Looking ahead, the brands that win will be the ones who understand how their audiences actually consume information in 2026, not how marketers wish they did. That means ditching cookie-cutter blog strategies and embracing more personal, channel-native, and problem-solving content experiences. The opportunity is massive, but so is the noise.

Stand out by being useful, human, and specific. If you’re not willing to do that, you’re just adding to the clutter. If you are, then you’re building something that compounds and that’s where the real growth happens.

Don’t let your growth journey stop here. Head to The Growth Spice Magazine for more insights that’ll add zest to your digital business strategy. Your next breakthrough is waiting.


What are SMART goals in content marketing?

SMART goals are Specific, Measurable, Achievable, Relevant, and Time-bound content marketing objectives designed to give structure and clarity to your content marketing campaigns. They help ensure that every piece of content you create serves a clear purpose and contributes to measurable business outcomes.

How do you write a SMART marketing goal?

Start by identifying exactly what you want to achieve (Specific). Make sure you can track progress using clear metrics (Measurable).
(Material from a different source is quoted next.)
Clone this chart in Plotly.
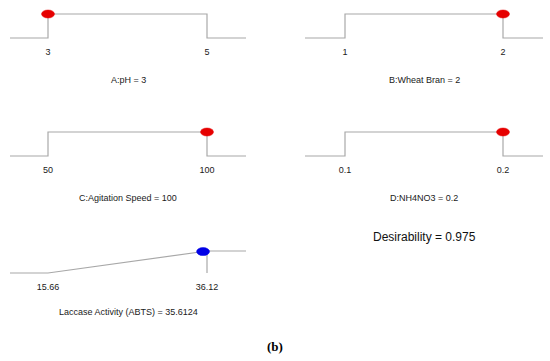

Check that your goal is challenging but realistic (Achievable). Ensure it supports broader business objectives (Relevant). Finally, set a deadline for when the goal should be achieved (Time-bound).
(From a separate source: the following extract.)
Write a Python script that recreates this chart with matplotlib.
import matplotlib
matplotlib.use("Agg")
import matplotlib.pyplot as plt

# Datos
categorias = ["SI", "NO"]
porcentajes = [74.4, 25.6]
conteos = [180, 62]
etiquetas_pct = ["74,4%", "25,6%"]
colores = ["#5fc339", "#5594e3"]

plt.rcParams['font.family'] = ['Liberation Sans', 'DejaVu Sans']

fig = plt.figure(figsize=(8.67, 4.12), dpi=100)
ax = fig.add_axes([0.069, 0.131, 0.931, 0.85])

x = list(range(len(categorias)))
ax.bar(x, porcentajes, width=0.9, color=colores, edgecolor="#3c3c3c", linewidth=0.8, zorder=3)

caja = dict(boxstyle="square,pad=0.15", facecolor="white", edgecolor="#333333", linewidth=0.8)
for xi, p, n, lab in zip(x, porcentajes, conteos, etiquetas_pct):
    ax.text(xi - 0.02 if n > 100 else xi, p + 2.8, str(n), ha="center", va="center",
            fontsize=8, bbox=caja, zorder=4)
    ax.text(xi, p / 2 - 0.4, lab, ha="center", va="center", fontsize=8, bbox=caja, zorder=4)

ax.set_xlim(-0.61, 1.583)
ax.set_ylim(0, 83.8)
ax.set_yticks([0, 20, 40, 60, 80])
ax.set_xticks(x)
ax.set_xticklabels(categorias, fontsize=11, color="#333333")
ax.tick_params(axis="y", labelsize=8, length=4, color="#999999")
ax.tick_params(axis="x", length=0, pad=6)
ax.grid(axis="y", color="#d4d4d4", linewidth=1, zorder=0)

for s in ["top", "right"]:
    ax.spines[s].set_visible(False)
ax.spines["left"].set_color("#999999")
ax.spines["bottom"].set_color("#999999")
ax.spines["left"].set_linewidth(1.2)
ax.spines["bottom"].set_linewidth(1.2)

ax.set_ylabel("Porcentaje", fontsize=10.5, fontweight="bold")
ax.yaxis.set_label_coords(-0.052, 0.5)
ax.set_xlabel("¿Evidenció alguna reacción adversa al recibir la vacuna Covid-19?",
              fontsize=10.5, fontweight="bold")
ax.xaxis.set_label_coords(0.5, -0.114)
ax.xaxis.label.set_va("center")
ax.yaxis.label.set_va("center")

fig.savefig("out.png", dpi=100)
Why do SMART goals matter in content marketing campaigns?

Without SMART goals, it’s difficult to measure whether your content is effective. These goals create a roadmap for success, help allocate resources efficiently, align your team’s efforts, and give you a way to track and prove ROI. They transform content marketing from guesswork into a strategic, results-driven process.

How often should I review my content marketing goals?

At minimum, review your content marketing goals quarterly. However, it’s a good practice to also reassess them whenever there’s a major change in your business priorities, target audience, or market landscape. Regular reviews ensure your campaigns stay flexible, relevant, and focused on driving real growth.